23rd September, 1990

My dear Pranav,

You should not be surprised if I tell you that Vinoba was the earliest thinker in Idia who started the talk about Stree Shakti or Women's power. This was in 1954, when he started the Brahmavidya Mandir at Pavnar.

Traditionally, the search for Brahman has been activity only for men. Women were kept away from sadhana. In fact, you will find a common belief that woman was a hindrance in the way of achieving success at a high spiritual level. It was Bhagwan Mahaveera who ordained women for the spiritual quest. But it was only for one's own salvation. It was an individual effort.

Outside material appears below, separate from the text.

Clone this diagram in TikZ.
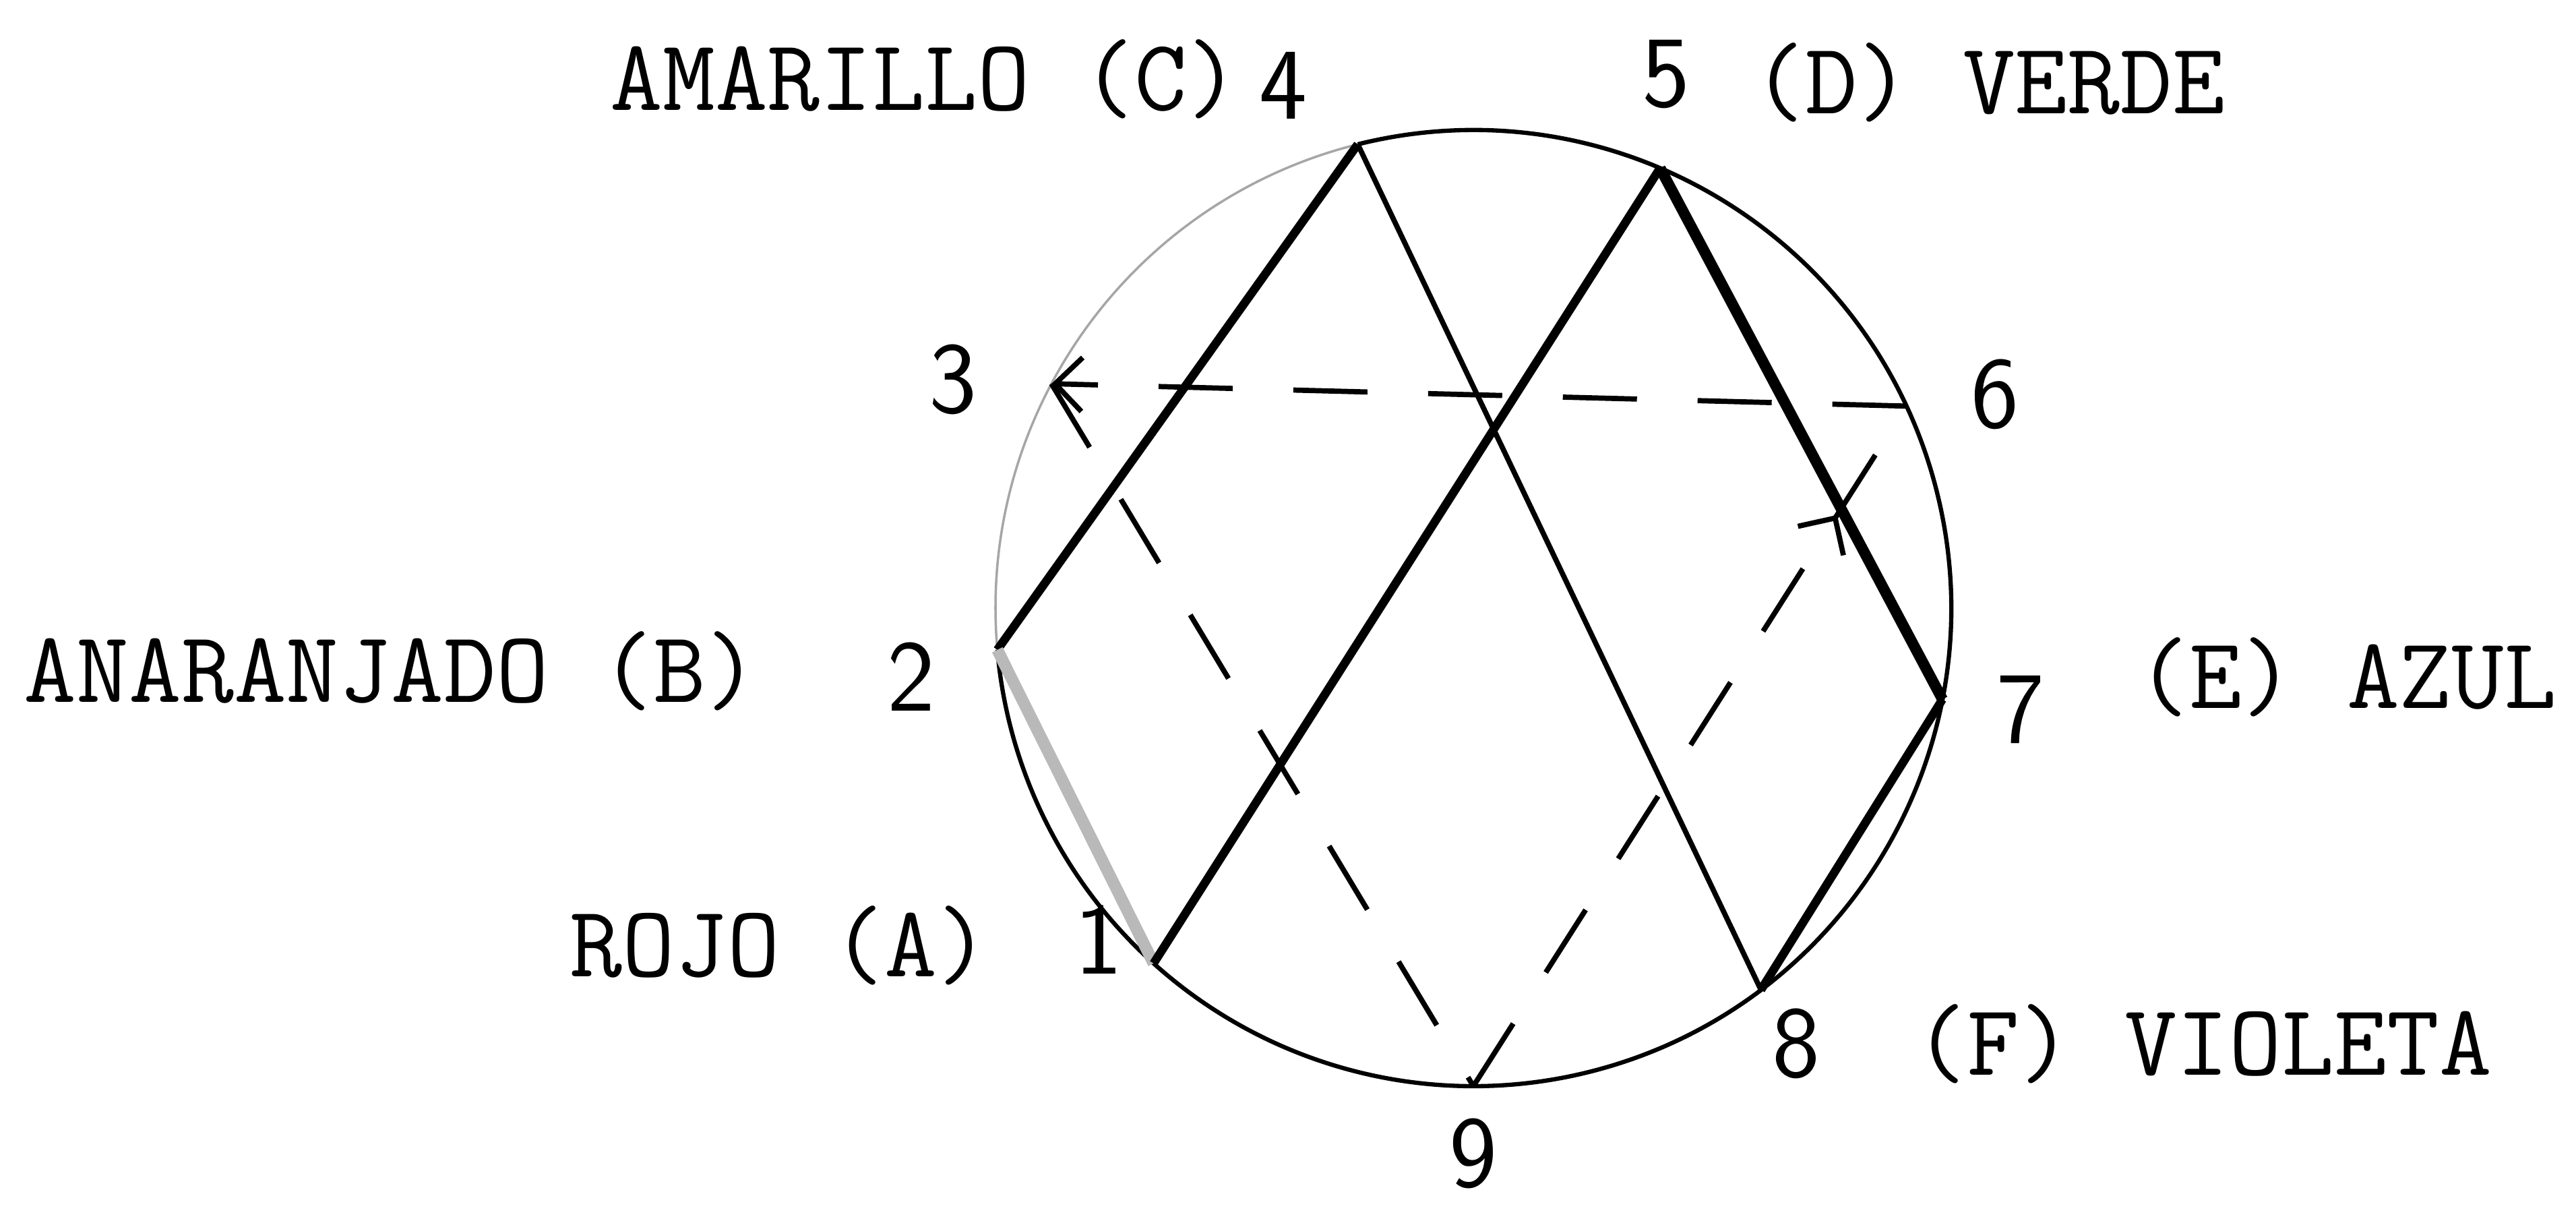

Vinoba started Brahmavidya Mandir for women, who follow brahmachrya (celibacy) and try to understand brahman as a group quest. His disciples from Brahmavidya Mandir, all women have set up an ashram in Gauhati, Assam. It is called the Maitri ashram. There are three other ashrams which were started at various places. Two of his women disciples continued padayatra for 12 years in all parts of India to spread the word of Sarvodaya and Brahmavidya.

It is significant that when Vinoba died on 15th November, 1982, his funeral pyre as lit by Mahadevitai, a woman disciple. This token action itself was considered a great change from the tradition.

Womens' Lib became a fashion and cult in America and Europe in the 1960s. It came to India in the 70s, and a lot of imitation has taken place in India. Burning bras, walking naked in the street and crying hoarse about womens' rights and womens' liberation (Stree Mukti) a rage of the day.

It was Vinoba who broke the barriers of womens' spiritual liberation. He did not believe in Stree Mukti (womens' liberation). Liberation from what? From whom? In a society where the family is still a very strong base of the social fabric, this liberation is basically upper-class talk. Vinoba wanted women to realise their power (Shakti) and he called this idea, awakening of women's power (Stree Shakti Jagaran). He believed in empowering women, making them aware of their own strength. He was not satisied with small actions of defiance. He wanted them to realise their own power, and use it constructively. He wanted some woman to be the second Shankaracharya.

The great influence of Vinoba's mother on his mind is very clear in all his life-time work. He translated the Gita into Marathi in the simplest form. The book, Gitai, is the largest selling book in Marathi. Vinoba did it for his mother, as she did not know Sanskrit. In all his speeches, there are several instances of his own development, and of his mother's influence on him. he was in favour of Stree Sakti as a Matri Sakti. He wanted spiritual salvation and self-realisation as a goal for women, through nurturing Matri. Sakti.

Even in education, Vinoba said, that the mother is the best teacher next to God. As Lord Krishna wanted "Matr hasten bhoojanam" (feeding by mother's hand) as the highest boon, Vinoba advocated "Matra Mukhn-jaam" (education through the mother). People very rarely note this spiritual attainment for women as a group, as Vinoba's innovation. It has come into existence without noise or opposition, just as the blade of grass grows. It does not make any noise in the process. But it does a lot of good for all living things.